After co-presenting RTÉ’s Nationwide for nearly 30 years, award-winning broadcaster Mary Fanning has officially hung up her microphone. But while the journalist and producer is retiring from RTÉ, she has no intention of being put out to pasture. Fanning, who lives on a farm near Monasterevin, Co Kildare, with her husband Larry McCormack, turned 67 yesterday.

She had been granted a two-year work extension by the national broadcaster. From reporting on the kidnapping of Shergar in 1983 to interviewing Gerry Adams within the confines of the Section 31 broadcasting ban, there’s little she hasn’t seen over the years. Read more When asked how things could be improved in RTÉ, she said it can be too Dublin-centric.

“With Nationwide , I have always been a passionate advocate of rural Ireland – I understand it. I am not woke and I speak my mind. I understand farming and horses, my husband and I have bred some fantastic winners.
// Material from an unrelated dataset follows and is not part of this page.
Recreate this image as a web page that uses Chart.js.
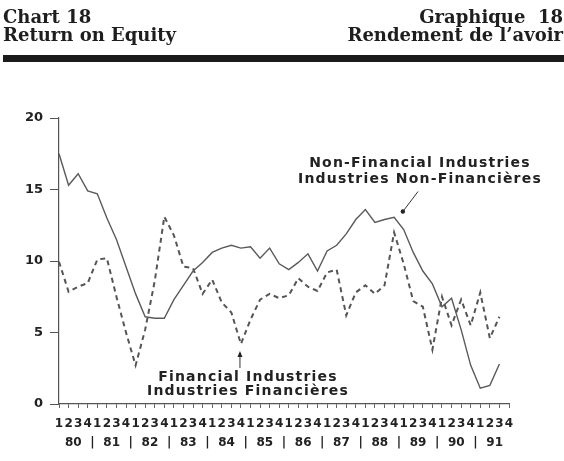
<!DOCTYPE html>
<html>
<head>
<meta charset="utf-8">
<script src="https://cdn.jsdelivr.net/npm/chart.js@4.4.0/dist/chart.umd.min.js"></script>
<style>
  html, body { margin: 0; padding: 0; background: #fff; }
  #wrap { position: relative; width: 564px; height: 461px; overflow: hidden; background: #fff; }
  #chart { position: absolute; left: 0; top: 0; }
  .hd { position: absolute; top: 8px; font-family: "DejaVu Serif", serif; font-weight: bold;
        font-size: 18px; line-height: 18px; color: #1e1e1e; white-space: pre; }
  #hdLeft { left: 3px; }
  #hdRight { right: 1px; text-align: right; }
  #rule { position: absolute; left: 3px; right: 0; top: 55px; height: 7px; background: #1b1b1b; }
</style>
</head>
<body>
<div id="wrap">
  <canvas id="chart" width="564" height="461"></canvas>
  <div class="hd" id="hdLeft">Chart 18
Return on Equity</div>
  <div class="hd" id="hdRight">Graphique  18
Rendement de l’avoir</div>
  <div id="rule"></div>
</div>
<script>
// quarters 1980Q1 .. 1991Q4 (last quarter has no data)
const years = ['80', '81', '82', '83', '84', '85', '86', '87', '88', '89', '90', '91'];
const quarters = ['1', '2', '3', '4'];

// Non-Financial Industries, % (solid)
const nonFinancial = [
  17.5, 15.3, 16.1, 14.9,
  14.7, 13.0, 11.5, 9.6,
  7.7, 6.1, 6.0, 6.0,
  7.3, 8.3, 9.3, 9.9,
  10.6, 10.9, 11.1, 10.9,
  11.0, 10.2, 10.9, 9.8,
  9.4, 9.9, 10.5, 9.3,
  10.7, 11.1, 11.9, 12.9,
  13.6, 12.7, 12.9, 13.05,
  12.2, 10.6, 9.3, 8.4,
  6.8, 7.4, 5.2, 2.7,
  1.1, 1.3, 2.8
];

// Financial Industries, % (dashed)
const financial = [
  9.95, 7.85, 8.2, 8.45,
  10.1, 10.2, 7.5, 5.0,
  2.7, 5.2, 8.6, 13.1,
  11.8, 9.6, 9.5, 7.7,
  8.7, 7.1, 6.4, 4.2,
  5.9, 7.3, 7.7, 7.4,
  7.6, 8.8, 8.2, 7.9,
  9.2, 9.4, 6.2, 7.8,
  8.3, 7.7, 8.3, 12.0,
  9.8, 7.2, 6.8, 3.8,
  7.5, 5.5, 7.3, 5.5,
  7.8, 4.6, 6.1
];

const yMin = 0, yMax = 20, yStep = 5;

const labels = years.flatMap(() => quarters);

const inkColor = '#222';
const sansBold = '"DejaVu Sans", sans-serif';

// year row under the quarter numbers
const yearRow = {
  id: 'yearRow',
  afterDraw(chart) {
    const x = chart.scales.x;
    const ctx = chart.ctx;
    const yPos = 443;
    ctx.save();
    ctx.fillStyle = inkColor;
    ctx.font = 'bold 12px ' + sansBold;
    ctx.textAlign = 'center';
    ctx.textBaseline = 'middle';
    years.forEach((yr, i) => {
      ctx.fillText(yr, x.getPixelForValue(i * 4 + 1.5), yPos);
      if (i < years.length - 1) {
        ctx.fillText('|', x.getPixelForValue(i * 4 + 3.5), yPos);
      }
    });
    ctx.restore();
  }
};

// series captions with pointers (positions in data units)
const notes = [
  { lines: ['Non-Financial Industries', 'Industries Non-Financières'], x: 37.7, y: 16.85, gap: 16,
    from: [37.5, 14.86], to: [36.04, 13.57], end: 'dot' },
  { lines: ['Financial Industries', 'Industries Financières'], x: 19.74, y: 1.89, gap: 14.5,
    from: [18.9, 2.52], to: [18.9, 3.57], end: 'arrow' }
];

const captions = {
  id: 'captions',
  afterDatasetsDraw(chart) {
    const xs = chart.scales.x, ys = chart.scales.y;
    const ctx = chart.ctx;
    ctx.save();
    ctx.fillStyle = inkColor;
    ctx.strokeStyle = '#333';
    ctx.font = 'bold 14px ' + sansBold;
    ctx.letterSpacing = '1.2px';
    ctx.textAlign = 'center';
    ctx.textBaseline = 'middle';
    notes.forEach(n => {
      const cx = xs.getPixelForValue(n.x);
      const cy = ys.getPixelForValue(n.y);
      n.lines.forEach((t, k) => ctx.fillText(t, cx, cy + k * n.gap));
      const x1 = xs.getPixelForValue(n.from[0]), y1 = ys.getPixelForValue(n.from[1]);
      const x2 = xs.getPixelForValue(n.to[0]), y2 = ys.getPixelForValue(n.to[1]);
      ctx.lineWidth = 1;
      ctx.beginPath();
      ctx.moveTo(x1, y1);
      ctx.lineTo(x2, y2);
      ctx.stroke();
      if (n.end === 'dot') {
        ctx.beginPath();
        ctx.arc(x2 - 1.2, y2 + 1.5, 2.2, 0, Math.PI * 2);
        ctx.fill();
      } else {
        ctx.beginPath();
        ctx.moveTo(x2, y2 - 2);
        ctx.lineTo(x2 - 2.5, y2 + 4);
        ctx.lineTo(x2 + 2.5, y2 + 4);
        ctx.closePath();
        ctx.fill();
      }
    });
    ctx.restore();
  }
};

new Chart(document.getElementById('chart'), {
  type: 'line',
  data: {
    labels: labels,
    datasets: [
      {
        label: 'Non-Financial Industries',
        data: nonFinancial,
        borderColor: '#5a5a5a',
        borderWidth: 1.4,
        pointRadius: 0,
        tension: 0,
        fill: false
      },
      {
        label: 'Financial Industries',
        data: financial,
        borderColor: '#555',
        borderWidth: 2,
        borderDash: [5, 4],
        pointRadius: 0,
        tension: 0,
        fill: false
      }
    ]
  },
  options: {
    responsive: false,
    animation: false,
    layout: { padding: { top: 118, right: 55, bottom: 0, left: 0 } },
    plugins: {
      legend: { display: false },
      tooltip: { enabled: false },
      title: { display: false }
    },
    scales: {
      x: {
        type: 'category',
        offset: false,
        grid: { drawOnChartArea: false, tickLength: 4, color: '#666', lineWidth: 1 },
        border: { color: '#555', width: 1.2 },
        ticks: {
          autoSkip: false, maxRotation: 0, minRotation: 0, padding: 9,
          color: inkColor, font: { family: sansBold, weight: 'bold', size: 12 }
        },
        afterFit(scale) { scale.height = 57; }
      },
      y: {
        min: yMin, max: yMax,
        grid: { drawOnChartArea: false, tickLength: 9, color: '#555', lineWidth: 1 },
        border: { color: '#555', width: 1.2 },
        ticks: {
          stepSize: yStep, padding: 7,
          color: inkColor, font: { family: sansBold, weight: 'bold', size: 13 }
        },
        afterFit(scale) { scale.width = 59; }
      }
    }
  },
  plugins: [yearRow, captions]
});
</script>
</body>
</html>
But we never did it with an ego, we were always grafters,” she said. She said working on Nationwide , which has sometimes trumped the Late Late Show and Dancing With The Stars in the ratings, has been “the greatest privilege of my life”. Fanning started out at the Tuam Herald in 1979 before joining RTÉ in 1981 as a cub reporter.

During her career, she has covered some of the most memorable stories in Irish history. She worked for three years in Midlands Radio before rejoining RTÉ in 1996 to work on Nationwide . The Cork-produced show ha.